» **TASK TO CARRY OUT**: Quote the listing in full, exactly as given, minus any pictures.

» **INFORMATION SHOWN**:
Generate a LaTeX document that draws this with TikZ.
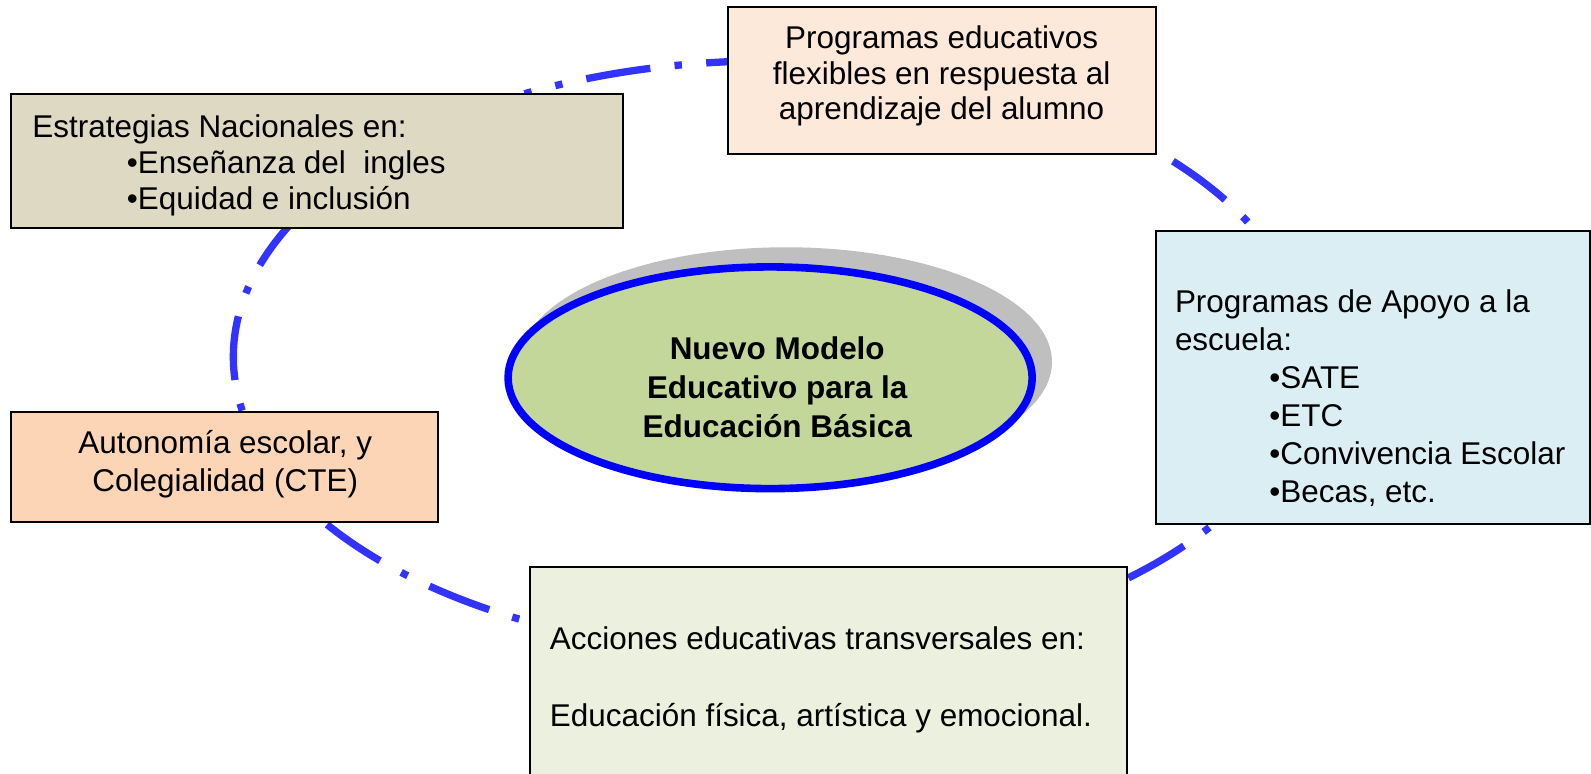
\documentclass[tikz,border=0pt]{standalone}
\usepackage{fontspec}
\setmainfont{Liberation Sans}
\usetikzlibrary{shapes.geometric}
\definecolor{ringblue}{RGB}{51,51,255}
\definecolor{ellfill}{RGB}{196,215,155}
\definecolor{shadowgray}{RGB}{191,191,191}
\definecolor{peach}{RGB}{253,233,217}
\definecolor{khaki}{RGB}{221,217,195}
\definecolor{orangebox}{RGB}{251,213,181}
\definecolor{lightblue}{RGB}{219,238,243}
\definecolor{lightgreen}{RGB}{235,241,222}
\tikzset{
  box/.style={draw=black, line width=2pt, inner sep=0pt, outer sep=0pt, anchor=north west},
  ringbase/.style={draw=ringblue, line width=7.2pt},
  ringa/.style={ringbase, dash pattern=on 7.3pt off 24pt on 64pt off 24pt, dash phase=0pt},
  ringb/.style={ringbase, dash pattern=on 7.2pt off 23.8pt on 63.3pt off 23.8pt, dash phase=0pt},
  ringc/.style={ringbase, dash pattern=on 7.3pt off 24pt on 64pt off 24pt, dash phase=95.3pt},
  txt/.style={inner sep=0pt, outer sep=0pt, font=\fontsize{31}{35}\selectfont},
}
\begin{document}
\begin{tikzpicture}[x=1pt,y=-1pt]
\useasboundingbox (0,0) rectangle (1568,762);
\clip (0,0) rectangle (1568,762);
% ring (dash-dot ellipse), drawn in three arcs to keep the dots in place
\coordinate (ringc) at (759,352);
\coordinate (ringtop) at ([shift={(246.4:529 and 292)}]ringc);
\coordinate (ringrb) at ([shift={(395.07:529 and 292)}]ringc);
\draw[ringa] (ringtop) arc[start angle=246.4, end angle=395.07, x radius=529, y radius=292];
\draw[ringb] (ringrb) arc[start angle=395.07, end angle=575, x radius=529, y radius=292];
\draw[ringc] (ringtop) arc[start angle=246.4, end angle=214, x radius=529, y radius=292];
% boxes
\node[box, fill=peach, minimum width=422, minimum height=145] (top) at (717,7) {};
\node[box, fill=khaki, minimum width=603, minimum height=132] (strat) at (11,93) {};
\node[box, fill=orangebox, minimum width=421, minimum height=108] (auto) at (11,406) {};
\node[box, fill=lightblue, minimum width=428, minimum height=288] (apoyo) at (1139,228) {};
\node[box, fill=lightgreen, minimum width=589, minimum height=260] (acc) at (522,559) {};
% central ellipse
\node[ellipse, fill=shadowgray, inner sep=0pt, minimum width=524, minimum height=226] (shadow) at (774.8,356.7) {};
\node[ellipse, draw=blue, line width=7.5pt, fill=ellfill, inner sep=0pt, minimum width=516.5, minimum height=218.5] (center) at (759,372.3) {};
% texts
\node[txt, align=center] (toptxt) at (928,75) {Programas educativos\\flexibles en respuesta al\\aprendizaje del alumno};
\node[txt, align=left, anchor=west, font=\fontsize{31}{35.5}\selectfont] (strattxt) at (32,163) {Estrategias Nacionales en:\\\hspace*{93pt}•Enseñanza del\ \ ingles\\\hspace*{93pt}•Equidad e inclusión};
\node[txt, align=center, font=\fontsize{31}{37.5}\selectfont] (autotxt) at (222,457.5) {Autonomía escolar, y\\Colegialidad (CTE)};
\node[txt, align=left, anchor=west, font=\fontsize{31}{37.5}\selectfont] (apoyotxt) at (1158,392) {Programas de Apoyo a la\\escuela:\\\hspace*{93pt}•SATE\\\hspace*{93pt}•ETC\\\hspace*{93pt}•Convivencia Escolar\\\hspace*{93pt}•Becas, etc.};
\node[txt, align=left, anchor=west, font=\fontsize{31}{38}\selectfont] (acctxt) at (542,670) {Acciones educativas transversales en:\\[38pt]Educación física, artística y emocional.};
\node[txt, align=center, font=\bfseries\fontsize{31}{38.5}\selectfont] (centertxt) at (766,382) {Nuevo Modelo\\Educativo para la\\Educación Básica};
\end{tikzpicture}
\end{document}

» **ANSWER**:
Generate a LaTeX document that draws this with TikZ.
\documentclass[tikz,border=0pt]{standalone}
\usepackage{fontspec}
\setmainfont{Liberation Sans}
\usetikzlibrary{shapes.geometric}
\definecolor{ringblue}{RGB}{51,51,255}
\definecolor{ellfill}{RGB}{196,215,155}
\definecolor{shadowgray}{RGB}{191,191,191}
\definecolor{peach}{RGB}{253,233,217}
\definecolor{khaki}{RGB}{221,217,195}
\definecolor{orangebox}{RGB}{251,213,181}
\definecolor{lightblue}{RGB}{219,238,243}
\definecolor{lightgreen}{RGB}{235,241,222}
\tikzset{
  box/.style={draw=black, line width=2pt, inner sep=0pt, outer sep=0pt, anchor=north west},
  ringbase/.style={draw=ringblue, line width=7.2pt},
  ringa/.style={ringbase, dash pattern=on 7.3pt off 24pt on 64pt off 24pt, dash phase=0pt},
  ringb/.style={ringbase, dash pattern=on 7.2pt off 23.8pt on 63.3pt off 23.8pt, dash phase=0pt},
  ringc/.style={ringbase, dash pattern=on 7.3pt off 24pt on 64pt off 24pt, dash phase=95.3pt},
  txt/.style={inner sep=0pt, outer sep=0pt, font=\fontsize{31}{35}\selectfont},
}
\begin{document}
\begin{tikzpicture}[x=1pt,y=-1pt]
\useasboundingbox (0,0) rectangle (1568,762);
\clip (0,0) rectangle (1568,762);
% ring (dash-dot ellipse), drawn in three arcs to keep the dots in place
\coordinate (ringc) at (759,352);
\coordinate (ringtop) at ([shift={(246.4:529 and 292)}]ringc);
\coordinate (ringrb) at ([shift={(395.07:529 and 292)}]ringc);
\draw[ringa] (ringtop) arc[start angle=246.4, end angle=395.07, x radius=529, y radius=292];
\draw[ringb] (ringrb) arc[start angle=395.07, end angle=575, x radius=529, y radius=292];
\draw[ringc] (ringtop) arc[start angle=246.4, end angle=214, x radius=529, y radius=292];
% boxes
\node[box, fill=peach, minimum width=422, minimum height=145] (top) at (717,7) {};
\node[box, fill=khaki, minimum width=603, minimum height=132] (strat) at (11,93) {};
\node[box, fill=orangebox, minimum width=421, minimum height=108] (auto) at (11,406) {};
\node[box, fill=lightblue, minimum width=428, minimum height=288] (apoyo) at (1139,228) {};
\node[box, fill=lightgreen, minimum width=589, minimum height=260] (acc) at (522,559) {};
% central ellipse
\node[ellipse, fill=shadowgray, inner sep=0pt, minimum width=524, minimum height=226] (shadow) at (774.8,356.7) {};
\node[ellipse, draw=blue, line width=7.5pt, fill=ellfill, inner sep=0pt, minimum width=516.5, minimum height=218.5] (center) at (759,372.3) {};
% texts
\node[txt, align=center] (toptxt) at (928,75) {Programas educativos\\flexibles en respuesta al\\aprendizaje del alumno};
\node[txt, align=left, anchor=west, font=\fontsize{31}{35.5}\selectfont] (strattxt) at (32,163) {Estrategias Nacionales en:\\\hspace*{93pt}•Enseñanza del\ \ ingles\\\hspace*{93pt}•Equidad e inclusión};
\node[txt, align=center, font=\fontsize{31}{37.5}\selectfont] (autotxt) at (222,457.5) {Autonomía escolar, y\\Colegialidad (CTE)};
\node[txt, align=left, anchor=west, font=\fontsize{31}{37.5}\selectfont] (apoyotxt) at (1158,392) {Programas de Apoyo a la\\escuela:\\\hspace*{93pt}•SATE\\\hspace*{93pt}•ETC\\\hspace*{93pt}•Convivencia Escolar\\\hspace*{93pt}•Becas, etc.};
\node[txt, align=left, anchor=west, font=\fontsize{31}{38}\selectfont] (acctxt) at (542,670) {Acciones educativas transversales en:\\[38pt]Educación física, artística y emocional.};
\node[txt, align=center, font=\bfseries\fontsize{31}{38.5}\selectfont] (centertxt) at (766,382) {Nuevo Modelo\\Educativo para la\\Educación Básica};
\end{tikzpicture}
\end{document}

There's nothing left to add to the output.